- Died: 1348
- Citizenship: Byzantine Empire
- Years active: 1328–1348
- Title: pinkernes and sebastokrator, governor (kephale) of Epirus and Thessaly
- Relatives: John VI Kantakouzenos (cousin)

= John Angelos (sebastokrator) =

Byzantine aristocrat, general and governor

John Angelos () was a Byzantine aristocrat, general, and governor. He first distinguished himself in the suppression of a revolt in Epirus in 1339–1340, where he was subsequently appointed as governor. A relative of the statesman and emperor John VI Kantakouzenos, he took the latter's side in the Byzantine civil war of 1341–1347 and in late 1342 received the governorship of Thessaly (and possibly Epirus), which he held until his death in 1348.

==Biography==
John Angelos was a relative – he is variously qualified as a nephew or cousin, with the latter being more likely – of John Kantakouzenos, the closest friend and associate of Emperor Andronikos III Palaiologos (r. 1328–1341) and later emperor as John VI (r. 1341–1354). The names and identities of John's parents are unknown. The only precise information available is that he was the son-in-law of the protovestiarios Andronikos Palaiologos. In his memoirs, John Kantakouzenos states that he himself raised John Angelos and taught him about warfare.

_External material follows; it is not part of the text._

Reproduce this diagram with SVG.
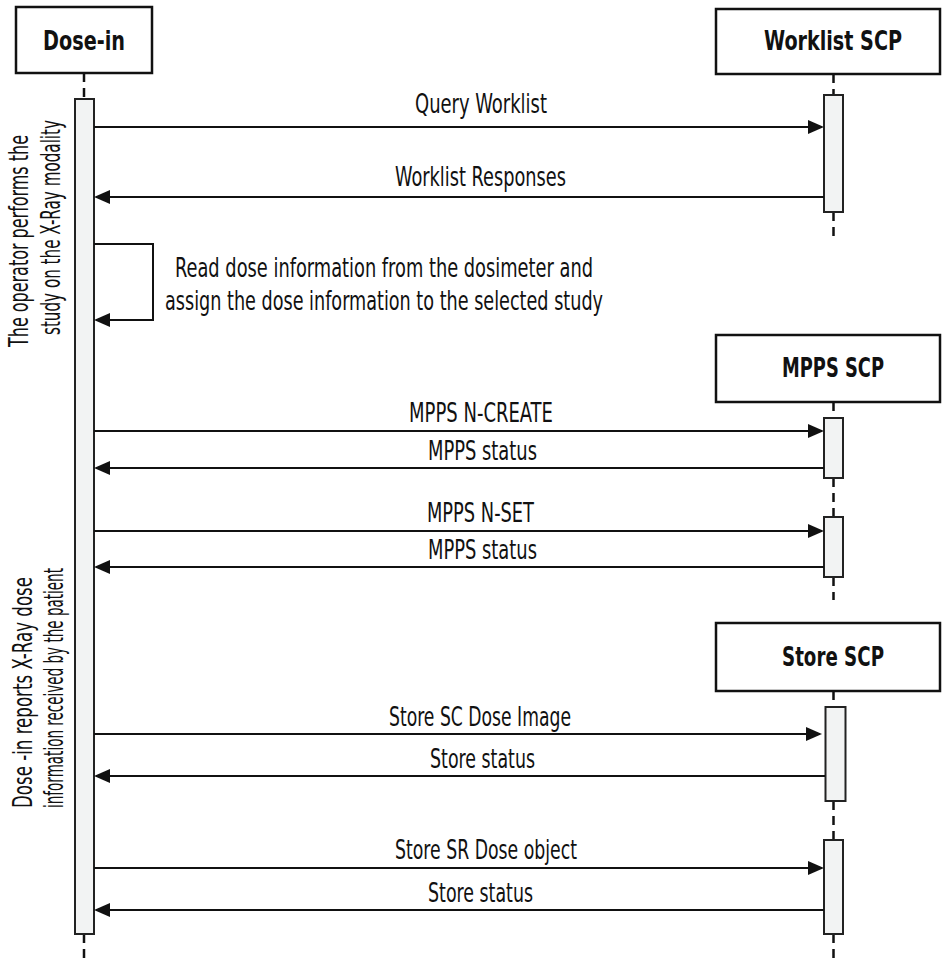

John first appears in 1328, when he was governor of the city of Kastoria, and then ca. 1336/7, when he held the post of governor (kephale) of Ioannina with the title of pinkernes. Ioannina, like most of the lands of the Despotate of Epirus, had been recently annexed by Andronikos III, following the sudden death of the Epirote ruler John II Orsini in 1335 which left Epirus in the weak hands of the young Nikephoros II Orsini and his mother Anna Palaiologina. Byzantine rule was generally resented by the local populace, and in 1339 a revolt broke out in Epirus, which quickly gained ground and succeeded in taking a few key fortresses, including the capital, Arta. Later in the same year, John Angelos was sent by Andronikos III along with the governor of Thessaly, Michael Monomachos, as the vanguard of the Byzantine army into Epirus. The emperor himself and Kantakouzenos followed in spring 1340. The rebels avoided a pitched battle and retired to the fortresses, which one by one fell after sieges or through negotiations, so that the region was subdued by the end of the year. John Angelos was appointed as imperial governor of Epirus with his seat at Arta.

John remained in Epirus as governor until the death of Andronikos III in June 1341. He then left his post and travelled with a delegation of high officials to meet with Kantakouzenos at Didymoteichon. With the outbreak of the civil war in early autumn, he sided with Kantakouzenos and was present at the latter's acclamation as emperor at Didymoteichon on 26 October 1341. In spring 1342, Angelos followed Kantakouzenos in his abortive campaign to Thessalonica and his subsequent flight to Serbia and the court of its ruler Stephen Dushan (r. 1331–1346).

Later in the year however, the magnates of Thessaly approached Kantakouzenos and offered their support in the war. After the negotiations were successfully concluded, Kantakouzenos issued a chrysobull appointing John Angelos as governor of Thessaly for life. Although Angelos was later raised to the high rank of sebastokrator and enjoyed a measure of autonomy, his authority was circumscribed: the post was not hereditary, and he functioned strictly as the emperor's deputy. Angelos ruled Thessaly with success. Taking advantage of the decline of the Catalans of the Duchy of Athens, he made gains in the south, and even managed to extend his authority over Epirus and Acarnania as well, where he seized and placed under house arrest Anna Palaiologina, the scheming widow of John II Orsini and sister of Angelos's own wife. His actions, in the midst of the ongoing civil war, gave Kantakouzenos's cause a much-needed boost. In early 1343, he also participated, at the head of a Thessalian cavalry contingent, in Kantakouzenos's failed attempt to take Thessalonica.

John Angelos continued to govern Thessaly (and possibly Epirus and Aetolia-Acarnania as well) until early 1348, when he died of the Black Death, which ravaged Thessaly and Epirus and caused severe depopulation in 1347–1348. The Serbs quickly took advantage of this: Epirus fell to the Serbs under Dushan himself in autumn 1347, while Thessaly was taken within a few months after John's death by the Serbian general Gregory Preljub, who became its new governor on behalf of Dushan.

==Family==
Little is known of John Angelos's family. He married one of the daughters of the protovestiarios Andronikos Palaiologos, a sister to the queen of Epirus Anna Palaiologina. It is unknown if he had any children, although some writers have posited that the brothers known as the "Pinkernaioi", active in Epirus at the turn of the 15th century, were his descendants.